Mitering is great for wall's that are almost a perfect 90 degree. Coping is easier when corners are off 5 degree's or more/less from 90. Cleats are a good idea. 
I use a ryobi miter but that is bottom of the line and doesn't have a high back fence. With a mod it can. But what ever saw you use buy a finish 40 tooth blade.


----------



## Mike Finley (Apr 28, 2004)

izote61 said:


> iam going to do 419 linear feet in my house , what is the right miter saw for me
> do i i have to use a coping saw? or there is a miter saw that do all this, please advise me, can i use 2x2 to have something to nail my crown apart from my studs? always thank you very much for any help. :Thumbs:


What somebody needs and what they want are usually 2 different things.
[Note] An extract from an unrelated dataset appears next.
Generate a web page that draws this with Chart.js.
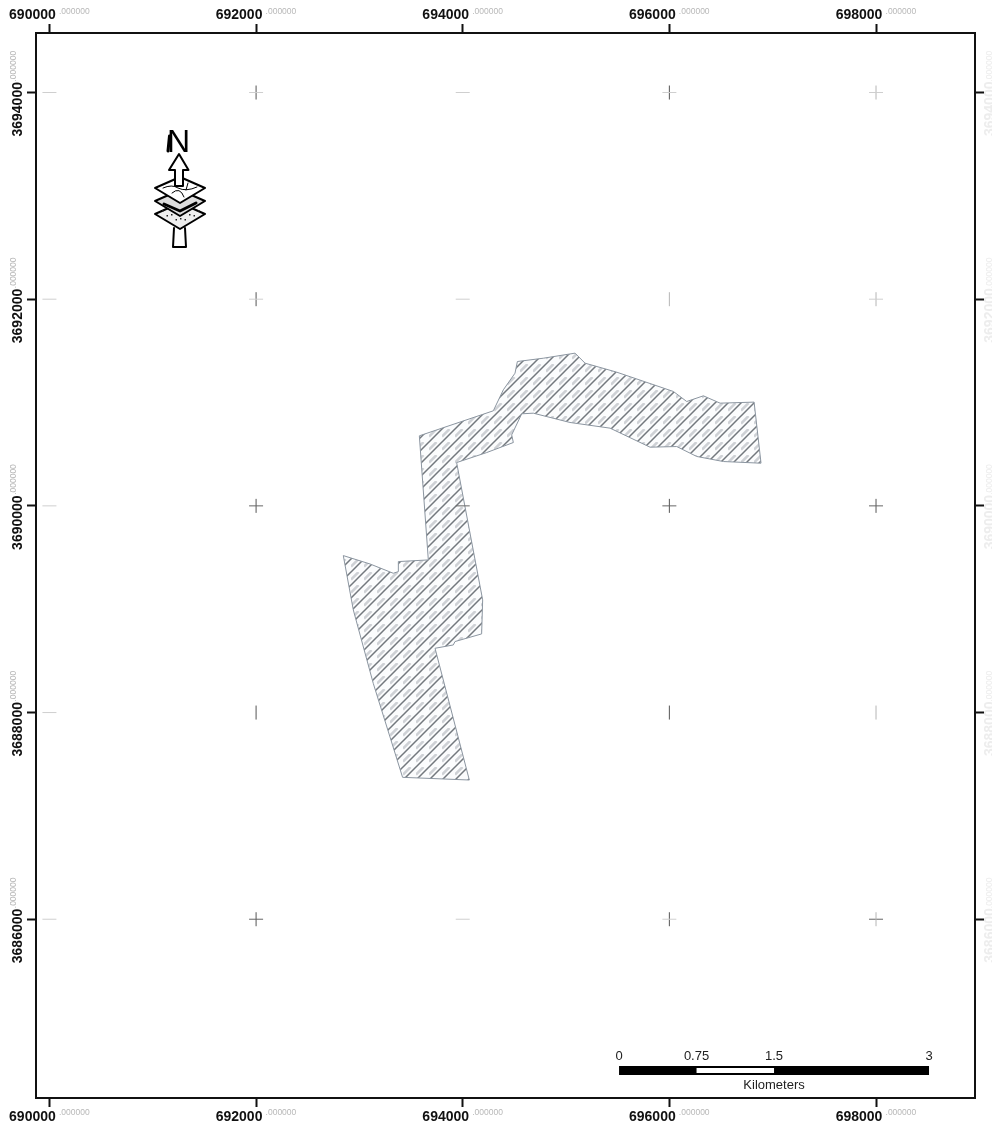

I use a compound miter saw and a hand coping saw. I have never used any backing, however I have never put up anything extra large or made from multiple layers of crown. For standard crown I have had no problems with using a stud finder and a pencil, marking the studs lightly on the wall so my nails go into studs. I have never chaulked a line since there are only 2 places that it really matters where the crown ends up, the 2 ends so they line up with the rest, as long as the rest of the crown looks good to the eye it looks good to the eye! I just measure where the crown will come down to on the wall and put 2 pencil marks in the corner so I can line up each piece of crown coming out of the corner. Alex Plus painters caulk and a sponge, and some spackle for the nail holes when I'm done.


----------



## ProWallGuy (Oct 17, 2003)

> Alex Plus painters caulk and a sponge, and some spackle for the nail holes when I'm done.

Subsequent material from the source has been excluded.